Instruction.
Restate word for word the lines of the data below, from the first through the one that has "plt.rcParams['axes.formatter.use_mathtext'] = True".

++++ Recorded data

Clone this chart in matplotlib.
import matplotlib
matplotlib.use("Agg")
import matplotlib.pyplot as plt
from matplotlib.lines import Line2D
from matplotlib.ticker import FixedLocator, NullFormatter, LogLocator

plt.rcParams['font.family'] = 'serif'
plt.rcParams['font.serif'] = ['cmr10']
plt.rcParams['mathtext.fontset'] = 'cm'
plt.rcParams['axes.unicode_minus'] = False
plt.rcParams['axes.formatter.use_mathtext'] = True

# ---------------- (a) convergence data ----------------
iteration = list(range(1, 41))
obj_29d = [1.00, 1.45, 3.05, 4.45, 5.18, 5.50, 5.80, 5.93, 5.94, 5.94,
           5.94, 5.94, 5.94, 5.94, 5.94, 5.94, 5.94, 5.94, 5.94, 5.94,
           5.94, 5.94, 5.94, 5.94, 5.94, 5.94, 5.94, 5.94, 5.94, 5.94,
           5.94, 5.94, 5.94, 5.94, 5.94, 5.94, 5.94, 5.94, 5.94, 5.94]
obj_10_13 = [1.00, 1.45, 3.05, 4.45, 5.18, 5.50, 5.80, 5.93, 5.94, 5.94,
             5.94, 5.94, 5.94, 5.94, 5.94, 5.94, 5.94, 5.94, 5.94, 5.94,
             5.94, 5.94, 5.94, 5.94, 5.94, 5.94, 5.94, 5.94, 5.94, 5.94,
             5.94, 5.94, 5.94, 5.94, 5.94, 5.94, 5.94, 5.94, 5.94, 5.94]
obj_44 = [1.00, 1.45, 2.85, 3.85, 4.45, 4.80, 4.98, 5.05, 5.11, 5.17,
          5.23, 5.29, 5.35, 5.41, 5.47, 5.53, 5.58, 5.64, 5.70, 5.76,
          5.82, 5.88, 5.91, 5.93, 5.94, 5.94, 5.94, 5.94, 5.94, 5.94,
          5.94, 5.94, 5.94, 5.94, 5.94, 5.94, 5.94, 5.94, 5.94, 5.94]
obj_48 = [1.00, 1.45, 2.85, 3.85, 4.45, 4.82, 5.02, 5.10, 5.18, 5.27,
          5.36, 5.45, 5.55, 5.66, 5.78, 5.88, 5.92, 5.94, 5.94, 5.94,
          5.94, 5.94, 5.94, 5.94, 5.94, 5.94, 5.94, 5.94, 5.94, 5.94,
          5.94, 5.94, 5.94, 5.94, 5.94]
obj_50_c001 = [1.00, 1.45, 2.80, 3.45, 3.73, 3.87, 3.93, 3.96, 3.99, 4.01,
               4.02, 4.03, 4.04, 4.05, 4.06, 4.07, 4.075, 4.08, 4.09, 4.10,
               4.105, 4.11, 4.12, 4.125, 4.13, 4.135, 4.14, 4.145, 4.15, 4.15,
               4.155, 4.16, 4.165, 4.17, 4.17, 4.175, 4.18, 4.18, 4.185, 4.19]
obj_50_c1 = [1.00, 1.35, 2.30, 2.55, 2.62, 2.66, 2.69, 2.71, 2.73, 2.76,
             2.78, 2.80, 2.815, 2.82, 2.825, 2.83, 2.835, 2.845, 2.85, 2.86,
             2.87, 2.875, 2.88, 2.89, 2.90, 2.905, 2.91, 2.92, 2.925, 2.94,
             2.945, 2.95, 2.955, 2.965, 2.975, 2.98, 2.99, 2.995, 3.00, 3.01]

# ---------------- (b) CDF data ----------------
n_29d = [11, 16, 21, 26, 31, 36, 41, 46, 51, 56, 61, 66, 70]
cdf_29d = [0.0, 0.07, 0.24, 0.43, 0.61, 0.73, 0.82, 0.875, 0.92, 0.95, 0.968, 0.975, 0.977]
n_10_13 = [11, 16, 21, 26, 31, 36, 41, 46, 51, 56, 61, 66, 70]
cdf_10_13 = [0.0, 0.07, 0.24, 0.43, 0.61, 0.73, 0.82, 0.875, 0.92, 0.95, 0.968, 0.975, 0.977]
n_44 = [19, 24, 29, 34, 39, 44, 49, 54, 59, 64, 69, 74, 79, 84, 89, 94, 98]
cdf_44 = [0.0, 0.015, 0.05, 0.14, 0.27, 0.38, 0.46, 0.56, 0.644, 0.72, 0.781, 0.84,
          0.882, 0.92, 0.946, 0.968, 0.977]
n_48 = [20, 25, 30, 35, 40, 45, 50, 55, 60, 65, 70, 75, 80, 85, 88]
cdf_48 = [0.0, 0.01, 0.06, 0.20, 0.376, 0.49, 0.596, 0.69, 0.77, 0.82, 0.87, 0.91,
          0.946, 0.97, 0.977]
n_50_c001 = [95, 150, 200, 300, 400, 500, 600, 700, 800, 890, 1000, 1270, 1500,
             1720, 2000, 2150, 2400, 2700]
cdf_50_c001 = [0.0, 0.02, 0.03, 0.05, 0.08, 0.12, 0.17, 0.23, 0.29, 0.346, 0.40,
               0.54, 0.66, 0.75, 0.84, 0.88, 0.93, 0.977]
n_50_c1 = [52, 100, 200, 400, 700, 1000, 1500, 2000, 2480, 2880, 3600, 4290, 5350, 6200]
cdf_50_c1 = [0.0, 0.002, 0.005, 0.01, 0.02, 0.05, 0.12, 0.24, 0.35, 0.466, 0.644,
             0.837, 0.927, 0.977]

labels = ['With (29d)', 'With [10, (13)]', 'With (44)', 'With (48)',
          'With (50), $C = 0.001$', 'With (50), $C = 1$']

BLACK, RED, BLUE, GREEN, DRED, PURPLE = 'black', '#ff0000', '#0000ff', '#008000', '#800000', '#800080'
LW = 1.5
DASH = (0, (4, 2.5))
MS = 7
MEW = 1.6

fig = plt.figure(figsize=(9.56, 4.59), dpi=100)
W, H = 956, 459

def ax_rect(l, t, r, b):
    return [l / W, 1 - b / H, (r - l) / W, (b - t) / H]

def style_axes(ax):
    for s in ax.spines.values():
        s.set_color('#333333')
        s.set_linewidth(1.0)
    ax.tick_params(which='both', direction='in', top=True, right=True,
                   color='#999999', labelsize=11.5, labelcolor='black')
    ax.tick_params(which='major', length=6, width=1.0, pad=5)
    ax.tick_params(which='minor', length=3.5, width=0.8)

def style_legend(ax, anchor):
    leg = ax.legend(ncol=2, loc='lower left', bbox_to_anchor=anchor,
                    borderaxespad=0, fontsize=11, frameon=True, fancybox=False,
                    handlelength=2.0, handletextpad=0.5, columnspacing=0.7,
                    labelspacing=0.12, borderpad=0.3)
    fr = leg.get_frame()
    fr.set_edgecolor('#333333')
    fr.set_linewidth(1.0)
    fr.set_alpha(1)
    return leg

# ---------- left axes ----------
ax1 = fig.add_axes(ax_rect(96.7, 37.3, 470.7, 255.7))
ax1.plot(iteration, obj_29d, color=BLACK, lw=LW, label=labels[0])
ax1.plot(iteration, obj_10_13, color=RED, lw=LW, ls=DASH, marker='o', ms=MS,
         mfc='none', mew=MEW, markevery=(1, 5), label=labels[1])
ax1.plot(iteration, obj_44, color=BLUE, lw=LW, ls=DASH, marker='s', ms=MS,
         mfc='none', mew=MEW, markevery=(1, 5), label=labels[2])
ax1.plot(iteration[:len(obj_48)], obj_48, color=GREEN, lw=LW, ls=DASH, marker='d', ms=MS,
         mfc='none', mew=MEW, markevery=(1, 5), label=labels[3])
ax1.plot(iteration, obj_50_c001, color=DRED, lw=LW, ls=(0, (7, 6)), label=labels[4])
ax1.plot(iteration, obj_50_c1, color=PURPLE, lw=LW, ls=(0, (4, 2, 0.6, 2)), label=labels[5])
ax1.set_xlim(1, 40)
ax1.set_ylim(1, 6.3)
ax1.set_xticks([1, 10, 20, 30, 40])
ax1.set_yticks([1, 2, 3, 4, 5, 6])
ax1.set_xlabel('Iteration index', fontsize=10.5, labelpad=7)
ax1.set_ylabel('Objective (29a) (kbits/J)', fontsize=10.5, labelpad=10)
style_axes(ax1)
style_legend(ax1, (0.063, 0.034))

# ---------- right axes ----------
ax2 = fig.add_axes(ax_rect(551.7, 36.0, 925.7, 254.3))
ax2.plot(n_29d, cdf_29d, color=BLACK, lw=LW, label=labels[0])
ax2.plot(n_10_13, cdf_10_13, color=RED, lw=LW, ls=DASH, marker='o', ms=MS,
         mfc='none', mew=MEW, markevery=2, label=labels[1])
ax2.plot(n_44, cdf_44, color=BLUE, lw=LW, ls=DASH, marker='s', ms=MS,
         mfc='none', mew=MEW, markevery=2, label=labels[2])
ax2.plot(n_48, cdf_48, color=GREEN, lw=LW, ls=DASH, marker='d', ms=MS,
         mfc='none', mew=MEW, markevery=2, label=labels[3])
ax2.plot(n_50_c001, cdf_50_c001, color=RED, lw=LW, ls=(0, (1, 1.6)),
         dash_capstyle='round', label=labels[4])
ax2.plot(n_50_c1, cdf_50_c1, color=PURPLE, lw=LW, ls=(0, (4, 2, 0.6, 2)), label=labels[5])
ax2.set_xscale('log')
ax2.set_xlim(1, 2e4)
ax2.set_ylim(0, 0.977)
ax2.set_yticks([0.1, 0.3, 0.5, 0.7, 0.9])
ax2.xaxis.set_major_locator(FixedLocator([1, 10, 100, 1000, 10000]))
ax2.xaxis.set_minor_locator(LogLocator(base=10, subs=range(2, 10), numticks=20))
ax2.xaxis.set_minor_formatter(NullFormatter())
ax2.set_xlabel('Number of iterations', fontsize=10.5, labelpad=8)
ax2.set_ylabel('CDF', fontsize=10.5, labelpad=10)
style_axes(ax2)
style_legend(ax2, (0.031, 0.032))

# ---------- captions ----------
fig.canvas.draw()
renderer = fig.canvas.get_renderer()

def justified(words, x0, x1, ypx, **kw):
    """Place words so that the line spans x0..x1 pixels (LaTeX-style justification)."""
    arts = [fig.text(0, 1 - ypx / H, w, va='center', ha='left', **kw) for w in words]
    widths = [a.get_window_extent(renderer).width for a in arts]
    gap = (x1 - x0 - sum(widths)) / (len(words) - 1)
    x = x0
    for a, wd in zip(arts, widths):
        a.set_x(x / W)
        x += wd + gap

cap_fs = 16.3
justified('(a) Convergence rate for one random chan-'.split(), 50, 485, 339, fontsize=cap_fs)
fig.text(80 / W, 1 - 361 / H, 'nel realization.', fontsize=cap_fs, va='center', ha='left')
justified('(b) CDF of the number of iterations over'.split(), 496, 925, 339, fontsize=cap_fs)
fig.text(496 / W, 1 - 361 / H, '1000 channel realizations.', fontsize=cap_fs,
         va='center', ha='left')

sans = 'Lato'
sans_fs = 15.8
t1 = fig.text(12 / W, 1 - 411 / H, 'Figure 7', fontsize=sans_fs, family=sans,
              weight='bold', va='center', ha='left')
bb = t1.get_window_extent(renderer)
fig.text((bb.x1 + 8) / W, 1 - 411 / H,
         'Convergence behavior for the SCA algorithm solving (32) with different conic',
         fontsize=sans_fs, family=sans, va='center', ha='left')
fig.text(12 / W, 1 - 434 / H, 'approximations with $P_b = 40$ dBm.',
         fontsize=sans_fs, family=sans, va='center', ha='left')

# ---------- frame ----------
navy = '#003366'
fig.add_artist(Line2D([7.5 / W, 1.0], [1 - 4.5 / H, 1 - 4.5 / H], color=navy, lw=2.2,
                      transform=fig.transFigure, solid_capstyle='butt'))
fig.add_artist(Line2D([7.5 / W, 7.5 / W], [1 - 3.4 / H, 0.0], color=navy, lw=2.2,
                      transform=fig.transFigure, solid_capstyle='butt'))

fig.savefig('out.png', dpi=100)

++++++++

Exercise answer.
Clone this chart in matplotlib.
import matplotlib
matplotlib.use("Agg")
import matplotlib.pyplot as plt
from matplotlib.lines import Line2D
from matplotlib.ticker import FixedLocator, NullFormatter, LogLocator

plt.rcParams['font.family'] = 'serif'
plt.rcParams['font.serif'] = ['cmr10']
plt.rcParams['mathtext.fontset'] = 'cm'
plt.rcParams['axes.unicode_minus'] = False
plt.rcParams['axes.formatter.use_mathtext'] = True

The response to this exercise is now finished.